PROBLEM TO WORK ON ▸
Go through the lines below and copy each one that holds the string "chart".

+ + +

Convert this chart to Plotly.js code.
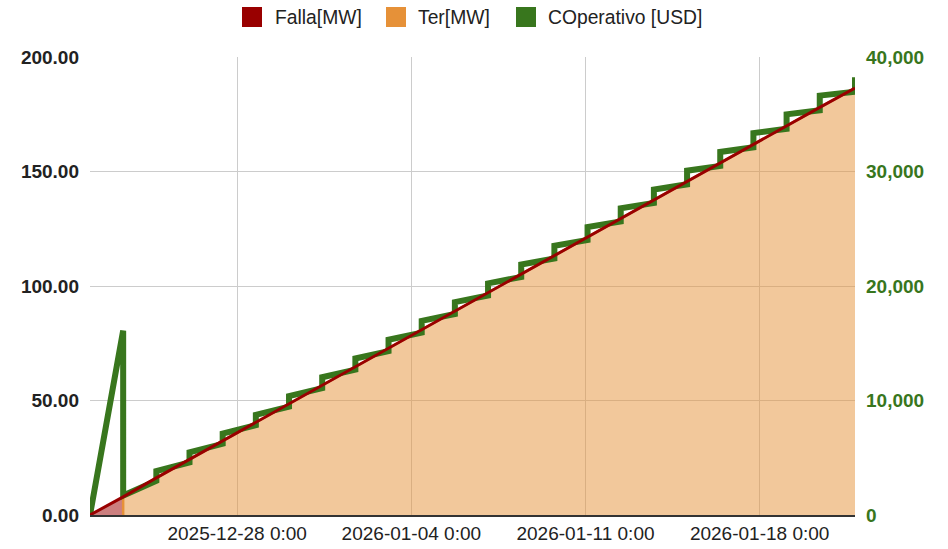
<!DOCTYPE html>
<html>
<head>
<meta charset="utf-8">
<script src="https://cdn.plot.ly/plotly-3.0.1.min.js"></script>
<style>html,body{margin:0;padding:0;background:#fff}#chart{width:948px;height:549px}</style>
</head>
<body>
<div id="chart"></div>
<script>
// Period boundaries (time axis)
const periodEnds = [
  '2025-12-22 02:00','2025-12-23 10:00','2025-12-24 18:00','2025-12-26 02:00',
  '2025-12-27 10:00','2025-12-28 18:00','2025-12-30 02:00','2025-12-31 10:00',
  '2026-01-01 18:00','2026-01-03 02:00','2026-01-04 10:00','2026-01-05 18:00',
  '2026-01-07 02:00','2026-01-08 10:00','2026-01-09 18:00','2026-01-11 02:00',
  '2026-01-12 10:00','2026-01-13 18:00','2026-01-15 02:00','2026-01-16 10:00',
  '2026-01-17 18:00','2026-01-19 02:00','2026-01-20 10:00','2026-01-21 20:00'
];
// Falla [MW] on periodEnds[0..1]
const fallaMW = [0, 7.9];
// Ter [MW] on periodEnds[1..23]
const terMW = [7.9, 16.2, 24.3, 32.4, 40.5, 48.5, 56.6, 64.7, 72.8, 80.9, 89.0, 97.1,
  105.2, 113.3, 121.4, 129.5, 137.6, 145.7, 153.8, 161.9, 170.0, 178.0, 186.4];
// COperativo [USD]: start value, then value just before and just after each boundary (periodEnds[1..23])
const copStart = 0;
const copBefore = [16100, 2990, 4600, 6220, 7840, 9460, 11080, 12690, 14310, 15930, 17550, 19170,
  20790, 22400, 24020, 25640, 27260, 28880, 30490, 32110, 33730, 35350, 36960];
const copAfter = [1700, 3840, 5470, 7110, 8750, 10390, 12030, 13670, 15310, 16950, 18590, 20230,
  21870, 23510, 25150, 26790, 28430, 30070, 31710, 33350, 34990, 36630, 38240];

const seriesNames = ['Falla[MW]', 'Ter[MW]', 'COperativo [USD]'];
const seriesColors = ['#990000', '#e69138', '#38761d'];
const yTicks = [0, 50, 100, 150, 200];
const y2Ticks = [0, 10000, 20000, 30000, 40000];

// build green step line
const gx = [periodEnds[0]], gy = [copStart];
for (let i = 0; i < copBefore.length; i++) {
  gx.push(periodEnds[i + 1], periodEnds[i + 1]);
  gy.push(copBefore[i], copAfter[i]);
}
const terX = [periodEnds[1]].concat(periodEnds.slice(1));
const terY = [0].concat(terMW);
const redX = periodEnds.slice();
const redY = [fallaMW[0]].concat(terMW);

const FONT = '"Liberation Sans", Arial, sans-serif';

const W = 948, H = 549, ML = 90, MR = 93, MT = 57, MB = 34;
const PW = W - ML - MR, PH = H - MT - MB;
const px2x = p => (p - ML) / PW;
const px2y = p => (H - MB - p) / PH;

const traces = [
  {x: periodEnds.slice(0, 2), y: fallaMW, type: 'scatter', mode: 'lines', fill: 'tozeroy',
   fillcolor: 'rgba(153,0,0,0.5)', line: {width: 0, color: seriesColors[0]}, name: seriesNames[0], showlegend: false, hoverinfo: 'skip', xaxis: 'x', yaxis: 'y'},
  {x: terX, y: terY, type: 'scatter', mode: 'lines', fill: 'tozeroy',
   fillcolor: 'rgba(230,145,56,0.5)', line: {width: 2.5, color: seriesColors[1]}, name: seriesNames[1], showlegend: false, hoverinfo: 'skip', xaxis: 'x', yaxis: 'y'},
  {x: gx, y: gy, type: 'scatter', mode: 'lines', line: {width: 6, color: seriesColors[2]},
   name: seriesNames[2], showlegend: false, xaxis: 'x', yaxis: 'y2'},
  {x: redX, y: redY, type: 'scatter', mode: 'lines', line: {width: 3, color: seriesColors[0]},
   name: seriesNames[0], showlegend: false, xaxis: 'x', yaxis: 'y3'}
];

// custom legend (square swatches + labels)
const legSquareLeft = [242, 386, 516];
const legTextLeft = [274, 417, 547];
const shapes = [], annotations = [];
seriesNames.forEach((n, i) => {
  shapes.push({type: 'rect', xref: 'paper', yref: 'paper',
    x0: px2x(legSquareLeft[i]), x1: px2x(legSquareLeft[i] + 20),
    y0: px2y(27), y1: px2y(7), fillcolor: seriesColors[i], line: {width: 0}});
  annotations.push({xref: 'paper', yref: 'paper', x: px2x(legTextLeft[i]), y: px2y(17),
    xanchor: 'left', yanchor: 'middle', showarrow: false, text: n, borderpad: 0,
    font: {family: FONT, size: 19.3, color: '#222'}});
});

const layout = {
  width: W, height: H,
  margin: {l: ML, r: MR, t: MT, b: MB, autoexpand: false},
  paper_bgcolor: '#fff', plot_bgcolor: '#fff',
  font: {family: FONT, size: 19, color: '#222'},
  showlegend: false,
  shapes: shapes, annotations: annotations,
  xaxis: {
    type: 'date',
    range: [periodEnds[0], periodEnds[periodEnds.length - 1]],
    tick0: '2025-12-28', dtick: 7 * 24 * 3600 * 1000,
    tickformat: '%Y-%m-%d %-H:%M',
    showgrid: true, gridcolor: '#cccccc', gridwidth: 1,
    showline: true, linecolor: '#333', linewidth: 2,
    ticks: '', zeroline: false,
    tickfont: {family: FONT, size: 19, color: '#222'}
  },
  yaxis: {
    range: [0, 200], tickvals: yTicks, tickformat: '.2f',
    showgrid: true, gridcolor: '#cccccc', gridwidth: 1, zeroline: false,
    ticks: '', ticklabelstandoff: 10,
    tickfont: {family: FONT, size: 19, color: '#222', weight: 'bold'}
  },
  yaxis2: {
    range: [0, 40000], tickvals: y2Ticks, tickformat: ',d',
    overlaying: 'y', side: 'right', anchor: 'x',
    showgrid: false, zeroline: false, ticks: '', ticklabelstandoff: 10,
    tickfont: {family: FONT, size: 19, color: '#38761d', weight: 'bold'}
  },
  yaxis3: {range: [0, 200], overlaying: 'y', anchor: 'x', visible: false}
};

Plotly.newPlot('chart', traces, layout, {staticPlot: true, displayModeBar: false});
</script>
</body>
</html>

+ + +

RESULT ▸
Convert this chart to Plotly.js code.
<style>html,body{margin:0;padding:0;background:#fff}#chart{width:948px;height:549px}</style>
<div id="chart"></div>
Plotly.newPlot('chart', traces, layout, {staticPlot: true, displayModeBar: false});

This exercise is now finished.